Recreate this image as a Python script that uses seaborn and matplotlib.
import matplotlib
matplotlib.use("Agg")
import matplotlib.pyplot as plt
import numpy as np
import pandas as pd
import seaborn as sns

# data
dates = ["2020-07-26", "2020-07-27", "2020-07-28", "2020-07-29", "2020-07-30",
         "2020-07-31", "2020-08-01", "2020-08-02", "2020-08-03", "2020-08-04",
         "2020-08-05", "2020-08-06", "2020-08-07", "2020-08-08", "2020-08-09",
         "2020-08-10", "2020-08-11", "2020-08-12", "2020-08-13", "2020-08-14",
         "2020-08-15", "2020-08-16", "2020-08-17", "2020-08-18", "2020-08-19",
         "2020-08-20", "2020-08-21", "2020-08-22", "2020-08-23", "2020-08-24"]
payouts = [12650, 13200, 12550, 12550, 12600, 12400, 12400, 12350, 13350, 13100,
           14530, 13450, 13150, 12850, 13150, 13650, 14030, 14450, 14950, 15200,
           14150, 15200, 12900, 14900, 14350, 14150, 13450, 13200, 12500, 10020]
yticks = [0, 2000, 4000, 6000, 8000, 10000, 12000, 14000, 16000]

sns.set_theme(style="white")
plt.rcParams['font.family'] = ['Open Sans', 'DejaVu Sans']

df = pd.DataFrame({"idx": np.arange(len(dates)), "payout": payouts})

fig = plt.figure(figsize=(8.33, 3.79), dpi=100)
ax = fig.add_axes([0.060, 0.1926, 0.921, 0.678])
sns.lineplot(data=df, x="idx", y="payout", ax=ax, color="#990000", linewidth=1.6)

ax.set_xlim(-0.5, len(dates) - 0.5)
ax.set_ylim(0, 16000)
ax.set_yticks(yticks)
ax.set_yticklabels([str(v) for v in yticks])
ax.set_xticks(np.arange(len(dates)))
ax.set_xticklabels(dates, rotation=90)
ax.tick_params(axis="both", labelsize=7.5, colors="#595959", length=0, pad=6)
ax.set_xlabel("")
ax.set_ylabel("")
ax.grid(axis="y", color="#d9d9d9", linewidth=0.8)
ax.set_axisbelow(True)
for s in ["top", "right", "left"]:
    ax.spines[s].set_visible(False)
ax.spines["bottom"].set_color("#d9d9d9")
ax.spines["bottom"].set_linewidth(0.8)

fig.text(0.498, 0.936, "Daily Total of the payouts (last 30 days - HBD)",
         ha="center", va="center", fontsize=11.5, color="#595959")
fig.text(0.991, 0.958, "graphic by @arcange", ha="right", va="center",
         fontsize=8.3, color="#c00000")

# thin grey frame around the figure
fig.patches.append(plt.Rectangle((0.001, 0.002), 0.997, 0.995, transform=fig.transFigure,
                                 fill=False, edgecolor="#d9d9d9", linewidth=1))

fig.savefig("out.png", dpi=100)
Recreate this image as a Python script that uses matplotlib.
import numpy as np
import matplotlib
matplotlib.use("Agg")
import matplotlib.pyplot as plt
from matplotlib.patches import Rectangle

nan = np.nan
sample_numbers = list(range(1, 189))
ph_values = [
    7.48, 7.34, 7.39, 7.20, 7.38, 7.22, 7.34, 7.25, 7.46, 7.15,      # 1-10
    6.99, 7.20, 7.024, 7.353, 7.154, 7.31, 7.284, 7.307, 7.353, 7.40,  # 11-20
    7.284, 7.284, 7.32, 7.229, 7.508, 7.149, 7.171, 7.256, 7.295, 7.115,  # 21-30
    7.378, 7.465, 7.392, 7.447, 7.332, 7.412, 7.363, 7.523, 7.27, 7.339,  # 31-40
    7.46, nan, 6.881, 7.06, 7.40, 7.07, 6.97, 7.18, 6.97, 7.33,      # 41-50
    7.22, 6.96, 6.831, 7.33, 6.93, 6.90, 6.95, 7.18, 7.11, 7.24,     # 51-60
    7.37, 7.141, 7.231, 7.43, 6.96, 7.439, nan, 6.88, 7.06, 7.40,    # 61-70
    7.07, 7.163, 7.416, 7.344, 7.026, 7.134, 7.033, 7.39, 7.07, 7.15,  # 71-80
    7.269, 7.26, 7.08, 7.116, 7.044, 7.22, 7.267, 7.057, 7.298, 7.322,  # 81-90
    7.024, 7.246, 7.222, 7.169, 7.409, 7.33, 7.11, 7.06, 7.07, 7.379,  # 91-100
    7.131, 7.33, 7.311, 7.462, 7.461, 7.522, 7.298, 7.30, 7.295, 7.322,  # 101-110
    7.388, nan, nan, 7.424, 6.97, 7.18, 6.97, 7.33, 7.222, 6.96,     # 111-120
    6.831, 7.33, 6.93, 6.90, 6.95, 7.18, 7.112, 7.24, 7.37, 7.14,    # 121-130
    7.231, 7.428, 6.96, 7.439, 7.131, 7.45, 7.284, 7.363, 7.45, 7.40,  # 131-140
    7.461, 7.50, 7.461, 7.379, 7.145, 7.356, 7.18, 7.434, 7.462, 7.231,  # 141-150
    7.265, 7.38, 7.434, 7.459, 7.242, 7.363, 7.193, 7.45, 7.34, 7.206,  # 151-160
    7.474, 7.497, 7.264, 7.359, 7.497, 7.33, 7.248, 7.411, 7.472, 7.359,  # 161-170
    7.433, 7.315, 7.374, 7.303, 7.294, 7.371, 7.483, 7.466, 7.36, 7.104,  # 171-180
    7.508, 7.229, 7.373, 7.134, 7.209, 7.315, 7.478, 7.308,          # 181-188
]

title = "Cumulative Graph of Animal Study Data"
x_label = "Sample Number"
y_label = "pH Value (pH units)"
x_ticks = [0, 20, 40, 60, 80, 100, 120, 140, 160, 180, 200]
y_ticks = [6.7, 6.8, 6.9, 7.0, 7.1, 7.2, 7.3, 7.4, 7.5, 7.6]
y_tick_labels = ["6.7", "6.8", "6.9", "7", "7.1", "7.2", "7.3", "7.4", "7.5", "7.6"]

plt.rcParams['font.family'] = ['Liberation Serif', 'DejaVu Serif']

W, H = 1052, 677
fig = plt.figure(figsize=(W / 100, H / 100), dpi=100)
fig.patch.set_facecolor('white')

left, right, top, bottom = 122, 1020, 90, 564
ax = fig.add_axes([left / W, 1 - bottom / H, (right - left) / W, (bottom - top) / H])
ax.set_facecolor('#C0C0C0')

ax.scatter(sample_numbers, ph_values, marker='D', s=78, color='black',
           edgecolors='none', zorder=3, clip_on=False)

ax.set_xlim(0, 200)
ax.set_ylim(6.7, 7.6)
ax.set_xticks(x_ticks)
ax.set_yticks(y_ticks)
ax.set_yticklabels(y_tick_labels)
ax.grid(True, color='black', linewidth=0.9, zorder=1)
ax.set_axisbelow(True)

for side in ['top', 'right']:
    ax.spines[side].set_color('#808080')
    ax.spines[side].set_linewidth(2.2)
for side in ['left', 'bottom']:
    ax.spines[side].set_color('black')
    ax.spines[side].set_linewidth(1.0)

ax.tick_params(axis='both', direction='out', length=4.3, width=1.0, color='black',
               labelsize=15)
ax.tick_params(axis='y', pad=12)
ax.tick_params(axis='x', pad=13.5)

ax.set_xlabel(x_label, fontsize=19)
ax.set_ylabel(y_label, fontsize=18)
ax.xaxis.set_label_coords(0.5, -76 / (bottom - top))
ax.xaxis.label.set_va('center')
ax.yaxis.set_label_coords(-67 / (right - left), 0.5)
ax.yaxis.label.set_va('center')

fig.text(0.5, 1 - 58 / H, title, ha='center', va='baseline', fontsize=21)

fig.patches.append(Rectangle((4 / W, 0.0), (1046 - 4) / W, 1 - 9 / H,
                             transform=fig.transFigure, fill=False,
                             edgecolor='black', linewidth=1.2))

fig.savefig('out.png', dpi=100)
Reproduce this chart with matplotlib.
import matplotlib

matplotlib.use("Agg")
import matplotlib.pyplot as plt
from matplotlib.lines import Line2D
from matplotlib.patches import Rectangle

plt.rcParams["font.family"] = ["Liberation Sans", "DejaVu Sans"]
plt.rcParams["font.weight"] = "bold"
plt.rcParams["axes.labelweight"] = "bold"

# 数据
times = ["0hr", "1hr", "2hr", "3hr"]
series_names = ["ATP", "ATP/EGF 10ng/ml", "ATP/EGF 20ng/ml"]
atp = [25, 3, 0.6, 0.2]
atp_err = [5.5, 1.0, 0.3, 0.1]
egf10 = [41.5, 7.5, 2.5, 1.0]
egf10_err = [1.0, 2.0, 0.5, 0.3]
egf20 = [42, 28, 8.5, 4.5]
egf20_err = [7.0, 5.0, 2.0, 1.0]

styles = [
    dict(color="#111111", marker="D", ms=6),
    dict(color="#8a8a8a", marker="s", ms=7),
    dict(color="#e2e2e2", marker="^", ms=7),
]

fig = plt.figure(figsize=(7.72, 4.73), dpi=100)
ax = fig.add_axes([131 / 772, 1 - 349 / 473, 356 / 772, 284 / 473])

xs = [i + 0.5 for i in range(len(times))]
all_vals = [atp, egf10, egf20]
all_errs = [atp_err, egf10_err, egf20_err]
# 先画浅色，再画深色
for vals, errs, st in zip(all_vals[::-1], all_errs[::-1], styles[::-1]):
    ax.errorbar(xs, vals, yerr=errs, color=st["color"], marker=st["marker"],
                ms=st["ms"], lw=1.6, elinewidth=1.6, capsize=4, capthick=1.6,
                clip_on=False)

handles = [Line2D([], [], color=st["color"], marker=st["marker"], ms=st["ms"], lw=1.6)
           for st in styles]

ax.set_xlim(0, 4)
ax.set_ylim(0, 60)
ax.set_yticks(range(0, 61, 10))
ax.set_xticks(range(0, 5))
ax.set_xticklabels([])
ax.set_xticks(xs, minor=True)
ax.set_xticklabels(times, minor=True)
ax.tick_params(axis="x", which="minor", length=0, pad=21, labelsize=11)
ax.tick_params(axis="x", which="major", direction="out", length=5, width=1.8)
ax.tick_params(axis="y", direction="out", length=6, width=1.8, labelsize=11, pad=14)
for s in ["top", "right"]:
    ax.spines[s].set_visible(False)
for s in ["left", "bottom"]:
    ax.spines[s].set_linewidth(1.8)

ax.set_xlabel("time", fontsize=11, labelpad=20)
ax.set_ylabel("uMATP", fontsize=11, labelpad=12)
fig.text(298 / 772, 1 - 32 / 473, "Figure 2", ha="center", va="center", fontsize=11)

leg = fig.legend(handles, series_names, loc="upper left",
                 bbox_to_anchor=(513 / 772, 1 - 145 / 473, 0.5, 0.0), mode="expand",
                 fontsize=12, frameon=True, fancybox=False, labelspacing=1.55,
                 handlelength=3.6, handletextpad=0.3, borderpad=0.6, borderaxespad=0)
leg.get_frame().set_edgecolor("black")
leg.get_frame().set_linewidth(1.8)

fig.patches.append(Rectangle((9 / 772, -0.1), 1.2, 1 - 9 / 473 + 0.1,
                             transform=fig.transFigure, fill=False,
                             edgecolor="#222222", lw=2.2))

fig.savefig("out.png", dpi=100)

----------

**Your objective:**
Output only the lines from the one containing "Reproduce this chart with matplotlib." through the one containing "ax = fig.add_axes([131", inclusive, exactly as written.

**Exercise output:**
Reproduce this chart with matplotlib.
import matplotlib

matplotlib.use("Agg")
import matplotlib.pyplot as plt
from matplotlib.lines import Line2D
from matplotlib.patches import Rectangle

plt.rcParams["font.family"] = ["Liberation Sans", "DejaVu Sans"]
plt.rcParams["font.weight"] = "bold"
plt.rcParams["axes.labelweight"] = "bold"

# 数据
times = ["0hr", "1hr", "2hr", "3hr"]
series_names = ["ATP", "ATP/EGF 10ng/ml", "ATP/EGF 20ng/ml"]
atp = [25, 3, 0.6, 0.2]
atp_err = [5.5, 1.0, 0.3, 0.1]
egf10 = [41.5, 7.5, 2.5, 1.0]
egf10_err = [1.0, 2.0, 0.5, 0.3]
egf20 = [42, 28, 8.5, 4.5]
egf20_err = [7.0, 5.0, 2.0, 1.0]

styles = [
    dict(color="#111111", marker="D", ms=6),
    dict(color="#8a8a8a", marker="s", ms=7),
    dict(color="#e2e2e2", marker="^", ms=7),
]

fig = plt.figure(figsize=(7.72, 4.73), dpi=100)
ax = fig.add_axes([131 / 772, 1 - 349 / 473, 356 / 772, 284 / 473])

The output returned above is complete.